Bold and powerful tale of women surviving What if those women of the Motherhood at the beginning of time could speak to us? How would they perceive the world, how would that shape their language, their relation with the world and each other? „Dreams Entangled“ is a bold and powerful tale - eloquently told - of those times where women were literally in tune with the world and the world in tune with us. When Gracie takes by chance an ancient heirloom of Pirin‘s family, a rock of quartz, home - she is suddenly connected over generations with those times of old. And through Gracie we get glimpses of these ancient women and their struggle against evil. This was a magnificent endeavor to transport us readers back - back in time, but as well back into a different system of viewing the world. I loved how Sophia Kell Hagin wove e.g. ancient Polynesian lore about traveling the oceans into the rich tapestry (te lapa!). These flashbacks are intertwined into a modern storyline where Gracie meets Pirin and we slowly learn about Pirin‘s contribution to re-establish female empowerment against the „hallowed bastions of male privilege“. Another powerful storyline which is told with a lot of passion and with a good dose of hightech cyber warfare. In our challenging times where women and women‘s rights are again a bloody battleground I‘d wish that we could find as well a new Motherworld with the essential freedoms: to go where you wish, to refuse what does not suit, to choose with whom you associate.

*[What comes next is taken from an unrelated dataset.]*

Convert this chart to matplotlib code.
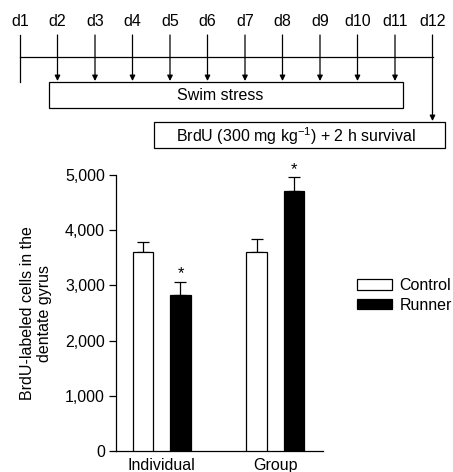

I received an ARC. The review is left voluntarily.
I am not a huge fantasy reader but this intrigued me. A virus is sweeping the country and when Jessica catches it and needs to go to the hospital she entrusts a wooden box to Gracie for safe keeping. While working from home Gracie’s house is struck by lightning zapping her and the stone in the box. Gracie’s world is now filled with visions or dreams of powerful ancient women and their battle against evil. Gracie meets Pirin who has been looking for the stone. She is involved in her own way fighting modern day evil.
The story is a mix of modern cyber thriller and ancient story lore. And Gracie and Perin are a combustible duo as they connect together. If you like fantasy and speculative fiction, this is a great read. I think I was ready for something that was out of my normal reading range. Thank you to NetGalley and Bold Strokes Books for the eARC and I am leaving an honest review.
I received an ARC copy of this book from the Publisher via Netgalley and voluntarily leaving my review.
Gracie is ask to keep a quartz stone in a wooden box to keep safe for her friend Jessica who is hospitalized after catching an illness. One day while at home lightning strikes and hit the stone and Gracie and since then she get glimpses of ancient women and their struggle against evil. She decided to write down each vision in her iPad. She meets Pirin who is the owner of the stone she and her family comes from an ancient family line that connected to the stone. Gracie and Pirin slowly connect as they confront the threat that may end their lives.